The coronavirus (Covid-19) pandemic clearly shows that government is the go-to institution/entity when the going gets rough and tough. President Regan’s revolution created the mantra that government is the problem, not the solution to community problems. Nevertheless, during the pandemic, residents look to and expected government to protect their health, safety, and personal well-being. Consequently, borders were closed, mask mandates imposed, social distancing suggested/imposed, curfews and quarantines instituted, testing and contact tracing conducted, gatherings size limited, vaccine delivered, hygienic protocols suggested, and stimulus provided to individuals and businesses, and institutions, among other actions. The government was the only entity with the power to implement such measures. Further, for example, when a hurricane (hurricane Irma in September 2017) or earthquake or flood strikes or industry or business close and employees are laid off, or an epidemic hit and so on, residents lean heavily on the government for help, not typically to the market for solutions. Moreover, the rallying cry often during a disaster, a crisis, is where is government, when is it going to show up, or what is taking it so long. Is government perfect? No. It is afflicted with many issues, some of which are self-inflicted, and others may be beyond its control. Nonetheless, voters/residents have the ability and responsibility to demand better governing.

Accountability and Responsibility


Voters have the ability, power, and obligation to demand and hold government responsibility and accountability for the things it does and the things it should have done but failed to do. The real power lies with voters/residents, but voters yield their power to politicians; voters must take that power back. Moreover, some politicians/political parties desire to get power, retain power and maintain control create an environment of polarisation, tribalism, weaponising issues, igniting culture wars, creating division, and killing debate and compromise. Many ardent supporters fuel this environment, adversely hampering the government’s ability to develop policies and enact needed and critical legislation to promote growth, development, and sustainability. Moreover, for personal/selfish reasons, too many of us refuse a) to speak out against poor governing, b) look the other way, or c) cast a blind eye towards deviant behaviour, poor performance, incompetence, corruption, etc.

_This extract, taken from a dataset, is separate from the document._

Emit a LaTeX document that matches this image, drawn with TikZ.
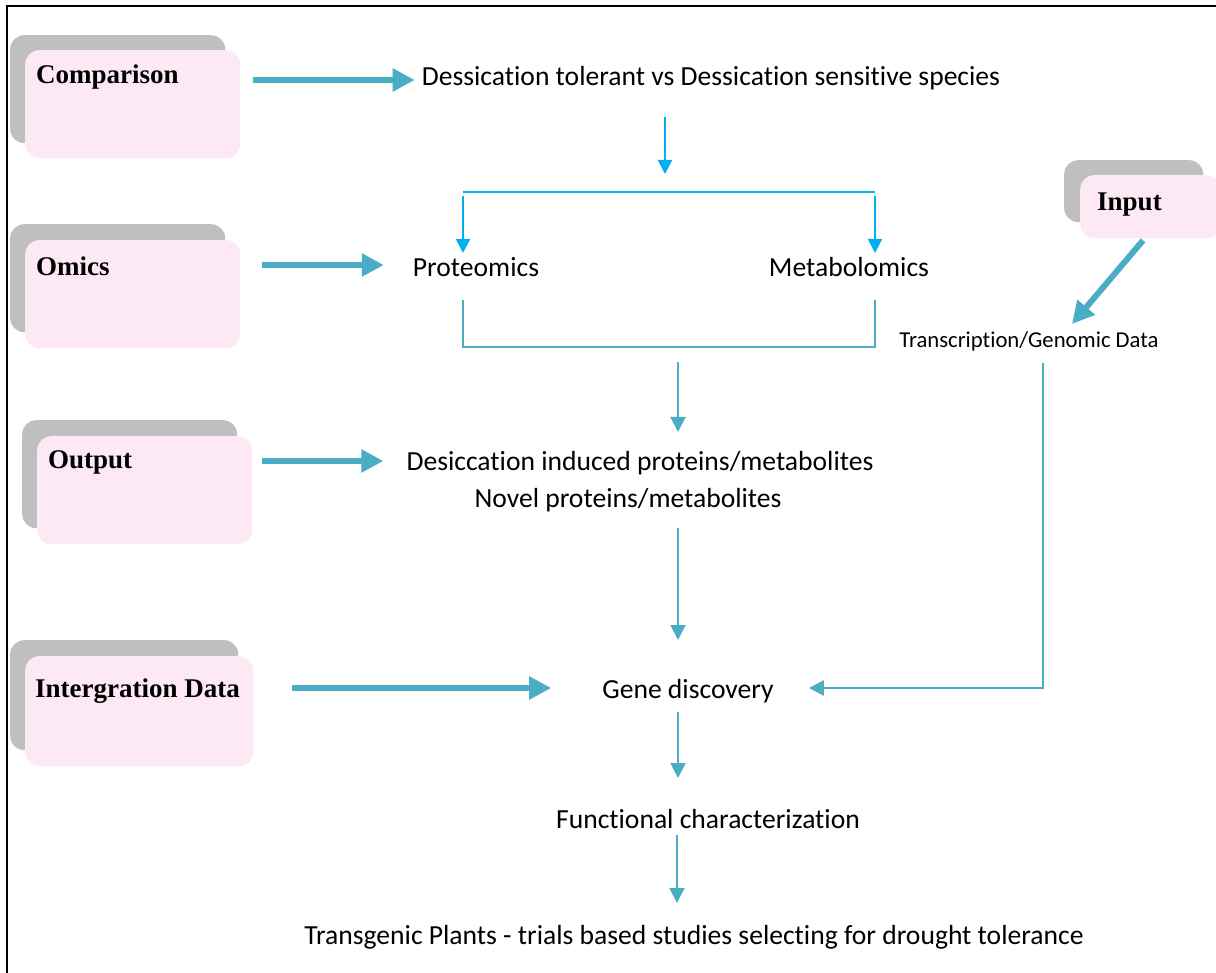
\documentclass[tikz,border=0pt]{standalone}
\usepackage{fontspec}
\setmainfont{Carlito}[Ligatures={NoCommon}]
\newfontfamily\labelfont{Liberation Serif}
\usetikzlibrary{arrows.meta,calc}

\definecolor{boxpink}{HTML}{FDE9F4}
\definecolor{boxgray}{HTML}{BFBFBF}
\definecolor{flowteal}{HTML}{4BACC6}
\definecolor{flowblue}{HTML}{00B0F0}

\tikzset{
  shadowbox/.style={fill=boxgray, rounded corners=14pt, anchor=north west, inner sep=0pt},
  pinkbox/.style={fill=boxpink, rounded corners=14pt, anchor=north west, inner sep=0pt},
  tag/.style={font=\labelfont\bfseries\fontsize{27}{31}\selectfont, anchor=west, inner sep=0pt},
  txt/.style={font=\fontsize{27.6}{32}\selectfont, inner sep=0pt},
  smalltxt/.style={font=\fontsize{22.7}{26}\selectfont, inner sep=0pt},
  bigarrow/.style={draw=flowteal, line width=6pt, -{Triangle[width=22pt,length=22pt]}},
  bluearrow/.style={draw=flowblue, line width=2pt, -{Triangle[width=14pt,length=14pt]}},
  bluewire/.style={draw=flowblue, line width=2pt},
  tealarrow/.style={draw=flowteal, line width=2pt, -{Triangle[width=15pt,length=15pt]}},
  tealwire/.style={draw=flowteal, line width=2pt},
}

\begin{document}
\begin{tikzpicture}[x=1pt,y=-1pt]
\useasboundingbox (0,0) rectangle (1216,973);
\clip (0,0) rectangle (1216,973);

% frame
\draw[line width=2.5pt] (7,990) -- (7,6) -- (1230,6);

% category boxes on the left
\node[shadowbox, minimum width=215pt, minimum height=108pt] (cmpshadow) at (10,35) {};
\node[pinkbox, minimum width=215pt, minimum height=108pt] (cmpbox) at (25,50) {};
\node[tag] (cmptag) at (36,77) {Comparison};

\node[shadowbox, minimum width=215pt, minimum height=108pt] (omshadow) at (10,224) {};
\node[pinkbox, minimum width=215pt, minimum height=108pt] (ombox) at (25,240) {};
\node[tag] (omtag) at (36,266) {Omics};

\node[shadowbox, minimum width=215pt, minimum height=108pt] (outshadow) at (22,420) {};
\node[pinkbox, minimum width=215pt, minimum height=108pt] (outbox) at (37,436) {};
\node[tag] (outtag) at (48,462) {Output};

\node[shadowbox, minimum width=228pt, minimum height=110pt] (intshadow) at (10,640) {};
\node[pinkbox, minimum width=228pt, minimum height=110pt] (intbox) at (25,656) {};
\node[tag] (inttag) at (35,691) {Intergration Data};

% input box on the right
\node[shadowbox, minimum width=139pt, minimum height=62pt] (inshadow) at (1064,160) {};
\node[pinkbox, minimum width=140pt, minimum height=63pt] (inbox) at (1080,175) {};
\node[tag] (intag) at (1097,205) {Input};

% flow texts
\node[txt] (species) at (711,78) {Dessication tolerant vs Dessication sensitive species};
\node[txt] (prot) at (476,267) {Proteomics};
\node[txt] (meta) at (849,267) {Metabolomics};
\node[smalltxt] (trans) at (1029,341) {Transcription/Genomic Data};
\node[txt] (induced) at (640,463) {Desiccation induced proteins/metabolites};
\node[txt] (novel) at (628,500) {Novel proteins/metabolites};
\node[txt] (gene) at (688,691) {Gene discovery};
\node[txt] (func) at (708,819) {Functional characterization};
\node[txt] (plants) at (694,937) {Transgenic Plants - trials based studies selecting for drought tolerance};

% junction points
\coordinate (split) at (665,192);
\coordinate (splitL) at (463,192);
\coordinate (splitR) at (875,192);
\coordinate (joinL) at (463,347);
\coordinate (joinR) at (875,347);
\coordinate (joinM) at (678,347);
\coordinate (corner) at (1043,688);

% thick arrows from the categories
\draw[bigarrow] (cmpbox.east |- 0,80) ++(13,0) -- ($(species.west |- 0,80)+(-7,0)$);
\draw[bigarrow] (ombox.east |- 0,265) ++(22,0) -- ($(prot.west |- 0,265)+(-29,0)$);
\draw[bigarrow] (outbox.east |- 0,461) ++(10,0) -- ($(induced.west |- 0,461)+(-23,0)$);
\draw[bigarrow] (intbox.east |- 0,688) ++(39,0) -- ($(gene.west |- 0,688)+(-51,0)$);
\draw[bigarrow] ($(inbox.south west)+(63,2)$) -- ($(trans.center)+(43,-17)$);

% split towards the two omics
\draw[bluearrow] ($(species.center)+(-46,39)$) -- ($(split)+(0,-18)$);
\draw[bluewire] (splitL) -- (splitR);
\draw[bluearrow] ($(splitL)+(0,4)$) -- ($(prot.center -| splitL)+(0,-14)$);
\draw[bluearrow] ($(splitR)+(0,4)$) -- ($(meta.center -| splitR)+(0,-14)$);

% join of the omics results
\draw[tealwire] ($(prot.center -| joinL)+(0,33)$) -- (joinL) -- (joinR) -- ($(meta.center -| joinR)+(0,33)$);
\draw[tealarrow] ($(joinM)+(0,15)$) -- ($(induced.center -| joinM)+(0,-31)$);
\draw[tealarrow] ($(novel.center -| joinM)+(0,28)$) -- ($(gene.center -| joinM)+(0,-51)$);

% genomic data feeding gene discovery
\draw[tealarrow] ($(trans.center -| corner)+(0,22)$) -- (corner) -- ($(gene.east)+(35,-3)$);

% downstream steps
\draw[tealarrow] ($(gene.center -| joinM)+(0,21)$) -- ($(func.center -| joinM)+(0,-41)$);
\draw[tealarrow] ($(func.center -| 677,0)+(0,16)$) -- ($(plants.center -| 677,0)+(0,-34)$);
\end{tikzpicture}
\end{document}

Further, to make government work more efficiently and effectively, government must make the most probable, best decisions that benefit the most people; residents/voters must forcefully but peacefully advocate and agitate for better government. A country gets the government the public demands and expects. Similarly, a country also gets the government whose poor performance the public chose to ignore. Rewarding poor performing, do-nothing politicians stagnates a country; voters must avoid employing the Peter Principle. Changes may be necessary for politics to keep things on the level and continue to make government matter. However, change may not come from politicians; the public has to effect the change.

Government is not perfect and doesn’t always do things efficiently and effectively, but government matters. And active citizens activism and engagement are needed to hold the government responsible and accountable and drive it to perform better and to make it matter. Distrust, disrespect, cynicism, skepticism, polarisation, culture wars, tribalism, division, hypocrisy, spin…. etc. aside, government still matters.